After all, it was here that an unprecedented two-front war (against the Third Reich and Soviet Union alike) took place: the UPA insurgents implemented in practice the position which only after the emergence of Alexander Solzhenitsyn’s translations in the West would become the beginnings of the anti-totalitarian politics of memory paying no less attention to the crimes of Bolshevism than those of Hitlerism.
Showing the world that Ukraine, especially after the Holodomor, the annexation of Crimea and the occupation of the Donbas by Russia, is a much more adequate symbol of the Never Again guideline, it is worth referring to the iconic figure of the 20th century, German Ernst Jünger who went through both world wars. Highly decorated commander of an assault group and then a regiment in World War I, he convincingly linked its industrial nature to the modernity’s end, and his 1934 essay “On Pain” anticipated Max Horkheimer’s and Theodor Adorno’s “Dialectics of the Enlightenment” (1944/47), which blamed the Holocaust primarily on instrumental rationality of the modernity.
An officer in the occupation administration in Paris during World War II, who enlisted in the army as an “aristocratic form of emigration,” already in 1943 Ernst Jünger completed a secret treatise named “Peace. Appeal to the Youth of Europe and the Youth of the World,” which was handed over to field marshal Erwin Rommel and influenced the anti-Hitler conspiracy in 1944. Adolf Hitler’s order to execute, step by step, 200 French hostages, until the assassins of several German officers show up, gave impetus not only to the French Resistance movement but also to the model of Paneuropeanism of this thinker and writer who won the hearts and minds of the French already under occupation by the Third Reich (these events are reflected in “Calm At Sea,” the 2011 movie directed by Volker Schlöndorff).
Long before Ernst Nolte’s conceptions of “World War II as a European civil war” and “Auschwitz as a reaction to the GULag,” which gave rise to the “historians’ dispute” of the 1980s, Ernst Jünger concluded that ideological confrontation on the fronts of the world civil war was only gaining momentum, for the rise of Josef Stalin’s “Asian” regime coincided in time with the “high tide” of another settling a score between East and West resulting in the latter’s ongoing bolshevization.
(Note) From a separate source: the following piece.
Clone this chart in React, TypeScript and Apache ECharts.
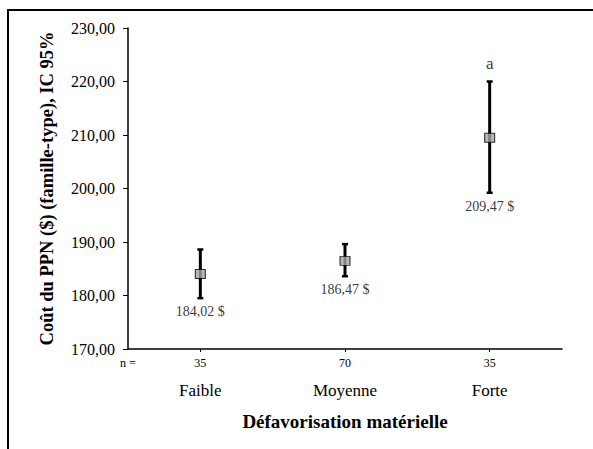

Back in the early 60-s, he predicted that Oswald Spengler’s sentence to the late cultures would not apply to China as an emerging superpower.
From highly estimated by Hannah Arendt diaries of the World War II era, “The Peace,” “Over the Line,” “The Forest Passage,” “The Gordian Knot,” “The World State,” “Maxima-Minima. Notes to ‘The Worker’” and other texts by Ernst Jünger we will learn why he sought the keys to the war between the Third Reich and the Soviet Union in the legacies of Friedrich Nietzsche and Fyodor Dostoevsky, why his novel “On the Marble Cliffs” was published by samizdat in Lithuania and Ukraine (who was the Chief Forester, Hitler or Stalin?), what place in his international strategy occupied Trotskyism, what were his impressions from the stay in Kyiv, how he assessed the Molotov-Ribbentrop Pact and whether he considered the alliance of Hitler and Stalin possible, how he imagined the future of the Israeli state, how he correlated the crimes of Nazism and Bolshevism and, finally, why Intermarium is the successor of his vision of Paneuropeanism from the standpoint of his politics of memory as the basis of the future of the West.”